_Work to be completed:_
Transcribe the full listing exactly, and drop every picture.

_Data provided:_
====
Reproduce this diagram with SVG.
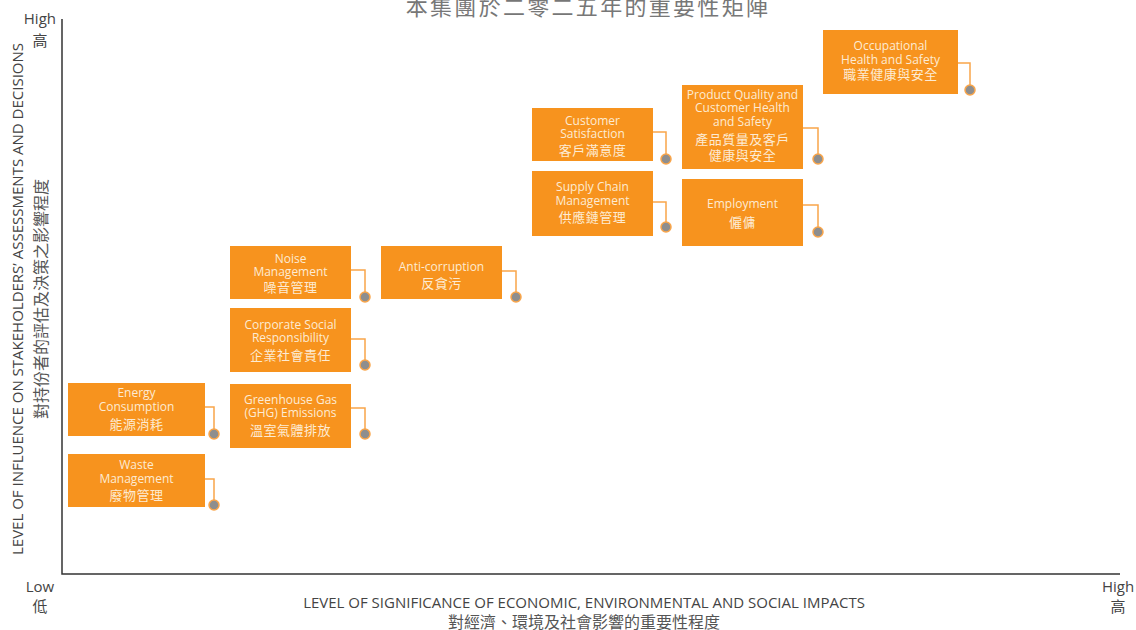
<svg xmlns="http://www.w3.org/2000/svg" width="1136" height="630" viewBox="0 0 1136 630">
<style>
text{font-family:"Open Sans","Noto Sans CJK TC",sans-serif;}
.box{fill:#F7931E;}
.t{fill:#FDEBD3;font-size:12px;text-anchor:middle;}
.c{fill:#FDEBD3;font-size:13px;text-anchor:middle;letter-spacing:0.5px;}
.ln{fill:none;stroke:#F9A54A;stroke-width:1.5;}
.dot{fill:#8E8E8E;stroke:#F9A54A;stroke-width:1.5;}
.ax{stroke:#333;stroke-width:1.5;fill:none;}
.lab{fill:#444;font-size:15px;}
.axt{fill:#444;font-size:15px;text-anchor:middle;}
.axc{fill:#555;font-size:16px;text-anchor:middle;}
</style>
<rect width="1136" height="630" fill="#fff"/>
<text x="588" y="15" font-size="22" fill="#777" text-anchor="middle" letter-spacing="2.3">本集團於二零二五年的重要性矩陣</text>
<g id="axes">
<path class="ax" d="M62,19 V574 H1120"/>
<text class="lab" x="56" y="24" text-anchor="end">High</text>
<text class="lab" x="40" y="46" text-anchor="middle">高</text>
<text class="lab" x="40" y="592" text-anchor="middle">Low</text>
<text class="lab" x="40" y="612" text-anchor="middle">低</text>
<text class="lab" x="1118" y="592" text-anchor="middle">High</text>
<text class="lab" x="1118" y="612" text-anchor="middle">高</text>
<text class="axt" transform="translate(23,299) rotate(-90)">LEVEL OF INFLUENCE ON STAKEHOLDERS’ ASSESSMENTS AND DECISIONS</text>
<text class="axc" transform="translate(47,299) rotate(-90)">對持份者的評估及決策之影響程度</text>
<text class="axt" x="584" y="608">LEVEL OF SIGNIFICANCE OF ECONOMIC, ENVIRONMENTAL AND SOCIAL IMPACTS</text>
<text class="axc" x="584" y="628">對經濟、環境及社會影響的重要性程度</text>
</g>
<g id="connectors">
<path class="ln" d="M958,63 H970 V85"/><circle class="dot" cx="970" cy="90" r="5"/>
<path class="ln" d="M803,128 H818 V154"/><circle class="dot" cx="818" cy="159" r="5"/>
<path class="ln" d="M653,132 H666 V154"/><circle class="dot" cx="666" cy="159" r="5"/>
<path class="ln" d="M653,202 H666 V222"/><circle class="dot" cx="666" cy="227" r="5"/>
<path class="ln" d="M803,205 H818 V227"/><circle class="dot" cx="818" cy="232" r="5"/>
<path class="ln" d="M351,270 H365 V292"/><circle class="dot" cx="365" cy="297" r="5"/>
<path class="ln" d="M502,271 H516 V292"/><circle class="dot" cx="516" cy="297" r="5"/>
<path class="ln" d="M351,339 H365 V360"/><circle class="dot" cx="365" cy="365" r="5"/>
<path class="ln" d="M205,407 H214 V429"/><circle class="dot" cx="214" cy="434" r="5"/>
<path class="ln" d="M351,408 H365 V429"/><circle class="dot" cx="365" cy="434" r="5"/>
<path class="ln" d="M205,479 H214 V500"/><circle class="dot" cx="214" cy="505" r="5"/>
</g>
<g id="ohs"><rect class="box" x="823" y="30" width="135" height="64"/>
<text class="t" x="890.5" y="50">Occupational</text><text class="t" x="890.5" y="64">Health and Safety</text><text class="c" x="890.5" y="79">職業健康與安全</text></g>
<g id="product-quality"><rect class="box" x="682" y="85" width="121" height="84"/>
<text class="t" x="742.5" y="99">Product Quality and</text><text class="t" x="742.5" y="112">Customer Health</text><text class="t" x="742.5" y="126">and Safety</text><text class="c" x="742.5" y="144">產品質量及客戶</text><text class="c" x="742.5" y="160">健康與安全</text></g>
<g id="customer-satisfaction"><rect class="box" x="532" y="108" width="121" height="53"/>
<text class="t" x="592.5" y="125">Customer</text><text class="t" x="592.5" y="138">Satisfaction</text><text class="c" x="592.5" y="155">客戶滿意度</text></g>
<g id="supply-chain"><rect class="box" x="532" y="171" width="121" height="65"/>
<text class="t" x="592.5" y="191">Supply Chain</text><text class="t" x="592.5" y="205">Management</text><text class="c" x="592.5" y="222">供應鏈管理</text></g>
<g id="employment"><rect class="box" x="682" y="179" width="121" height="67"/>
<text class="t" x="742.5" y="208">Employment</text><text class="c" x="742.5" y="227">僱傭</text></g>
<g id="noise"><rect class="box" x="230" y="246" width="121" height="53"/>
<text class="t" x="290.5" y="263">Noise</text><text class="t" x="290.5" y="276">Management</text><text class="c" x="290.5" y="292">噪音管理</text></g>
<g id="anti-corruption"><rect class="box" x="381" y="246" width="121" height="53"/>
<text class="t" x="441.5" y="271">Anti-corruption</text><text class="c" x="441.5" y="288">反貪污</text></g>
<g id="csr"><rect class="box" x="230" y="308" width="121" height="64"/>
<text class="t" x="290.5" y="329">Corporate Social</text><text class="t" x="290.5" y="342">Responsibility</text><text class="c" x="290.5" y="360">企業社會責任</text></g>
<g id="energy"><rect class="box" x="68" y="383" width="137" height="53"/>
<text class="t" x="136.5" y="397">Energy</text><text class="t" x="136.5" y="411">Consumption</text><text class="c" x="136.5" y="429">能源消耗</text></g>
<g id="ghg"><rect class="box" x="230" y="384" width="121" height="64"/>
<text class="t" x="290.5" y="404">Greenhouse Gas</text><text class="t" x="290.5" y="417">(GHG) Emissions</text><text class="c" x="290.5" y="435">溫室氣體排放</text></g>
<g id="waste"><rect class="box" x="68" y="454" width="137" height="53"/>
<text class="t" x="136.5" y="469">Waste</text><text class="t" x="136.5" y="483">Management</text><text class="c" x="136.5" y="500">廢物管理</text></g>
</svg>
====
_Output of the task:_
Reproduce this diagram with SVG.
<svg xmlns="http://www.w3.org/2000/svg" width="1136" height="630" viewBox="0 0 1136 630">
<style>
text{font-family:"Open Sans","Noto Sans CJK TC",sans-serif;}
.box{fill:#F7931E;}
.t{fill:#FDEBD3;font-size:12px;text-anchor:middle;}
.c{fill:#FDEBD3;font-size:13px;text-anchor:middle;letter-spacing:0.5px;}
.ln{fill:none;stroke:#F9A54A;stroke-width:1.5;}
.dot{fill:#8E8E8E;stroke:#F9A54A;stroke-width:1.5;}
.ax{stroke:#333;stroke-width:1.5;fill:none;}
.lab{fill:#444;font-size:15px;}
.axt{fill:#444;font-size:15px;text-anchor:middle;}
.axc{fill:#555;font-size:16px;text-anchor:middle;}
</style>
<rect width="1136" height="630" fill="#fff"/>
<text x="588" y="15" font-size="22" fill="#777" text-anchor="middle" letter-spacing="2.3">本集團於二零二五年的重要性矩陣</text>
<g id="axes">
<path class="ax" d="M62,19 V574 H1120"/>
<text class="lab" x="56" y="24" text-anchor="end">High</text>
<text class="lab" x="40" y="46" text-anchor="middle">高</text>
<text class="lab" x="40" y="592" text-anchor="middle">Low</text>
<text class="lab" x="40" y="612" text-anchor="middle">低</text>
<text class="lab" x="1118" y="592" text-anchor="middle">High</text>
<text class="lab" x="1118" y="612" text-anchor="middle">高</text>
<text class="axt" transform="translate(23,299) rotate(-90)">LEVEL OF INFLUENCE ON STAKEHOLDERS’ ASSESSMENTS AND DECISIONS</text>
<text class="axc" transform="translate(47,299) rotate(-90)">對持份者的評估及決策之影響程度</text>
<text class="axt" x="584" y="608">LEVEL OF SIGNIFICANCE OF ECONOMIC, ENVIRONMENTAL AND SOCIAL IMPACTS</text>
<text class="axc" x="584" y="628">對經濟、環境及社會影響的重要性程度</text>
</g>
<g id="connectors">
<path class="ln" d="M958,63 H970 V85"/><circle class="dot" cx="970" cy="90" r="5"/>
<path class="ln" d="M803,128 H818 V154"/><circle class="dot" cx="818" cy="159" r="5"/>
<path class="ln" d="M653,132 H666 V154"/><circle class="dot" cx="666" cy="159" r="5"/>
<path class="ln" d="M653,202 H666 V222"/><circle class="dot" cx="666" cy="227" r="5"/>
<path class="ln" d="M803,205 H818 V227"/><circle class="dot" cx="818" cy="232" r="5"/>
<path class="ln" d="M351,270 H365 V292"/><circle class="dot" cx="365" cy="297" r="5"/>
<path class="ln" d="M502,271 H516 V292"/><circle class="dot" cx="516" cy="297" r="5"/>
<path class="ln" d="M351,339 H365 V360"/><circle class="dot" cx="365" cy="365" r="5"/>
<path class="ln" d="M205,407 H214 V429"/><circle class="dot" cx="214" cy="434" r="5"/>
<path class="ln" d="M351,408 H365 V429"/><circle class="dot" cx="365" cy="434" r="5"/>
<path class="ln" d="M205,479 H214 V500"/><circle class="dot" cx="214" cy="505" r="5"/>
</g>
<g id="ohs"><rect class="box" x="823" y="30" width="135" height="64"/>
<text class="t" x="890.5" y="50">Occupational</text><text class="t" x="890.5" y="64">Health and Safety</text><text class="c" x="890.5" y="79">職業健康與安全</text></g>
<g id="product-quality"><rect class="box" x="682" y="85" width="121" height="84"/>
<text class="t" x="742.5" y="99">Product Quality and</text><text class="t" x="742.5" y="112">Customer Health</text><text class="t" x="742.5" y="126">and Safety</text><text class="c" x="742.5" y="144">產品質量及客戶</text><text class="c" x="742.5" y="160">健康與安全</text></g>
<g id="customer-satisfaction"><rect class="box" x="532" y="108" width="121" height="53"/>
<text class="t" x="592.5" y="125">Customer</text><text class="t" x="592.5" y="138">Satisfaction</text><text class="c" x="592.5" y="155">客戶滿意度</text></g>
<g id="supply-chain"><rect class="box" x="532" y="171" width="121" height="65"/>
<text class="t" x="592.5" y="191">Supply Chain</text><text class="t" x="592.5" y="205">Management</text><text class="c" x="592.5" y="222">供應鏈管理</text></g>
<g id="employment"><rect class="box" x="682" y="179" width="121" height="67"/>
<text class="t" x="742.5" y="208">Employment</text><text class="c" x="742.5" y="227">僱傭</text></g>
<g id="noise"><rect class="box" x="230" y="246" width="121" height="53"/>
<text class="t" x="290.5" y="263">Noise</text><text class="t" x="290.5" y="276">Management</text><text class="c" x="290.5" y="292">噪音管理</text></g>
<g id="anti-corruption"><rect class="box" x="381" y="246" width="121" height="53"/>
<text class="t" x="441.5" y="271">Anti-corruption</text><text class="c" x="441.5" y="288">反貪污</text></g>
<g id="csr"><rect class="box" x="230" y="308" width="121" height="64"/>
<text class="t" x="290.5" y="329">Corporate Social</text><text class="t" x="290.5" y="342">Responsibility</text><text class="c" x="290.5" y="360">企業社會責任</text></g>
<g id="energy"><rect class="box" x="68" y="383" width="137" height="53"/>
<text class="t" x="136.5" y="397">Energy</text><text class="t" x="136.5" y="411">Consumption</text><text class="c" x="136.5" y="429">能源消耗</text></g>
<g id="ghg"><rect class="box" x="230" y="384" width="121" height="64"/>
<text class="t" x="290.5" y="404">Greenhouse Gas</text><text class="t" x="290.5" y="417">(GHG) Emissions</text><text class="c" x="290.5" y="435">溫室氣體排放</text></g>
<g id="waste"><rect class="box" x="68" y="454" width="137" height="53"/>
<text class="t" x="136.5" y="469">Waste</text><text class="t" x="136.5" y="483">Management</text><text class="c" x="136.5" y="500">廢物管理</text></g>
</svg>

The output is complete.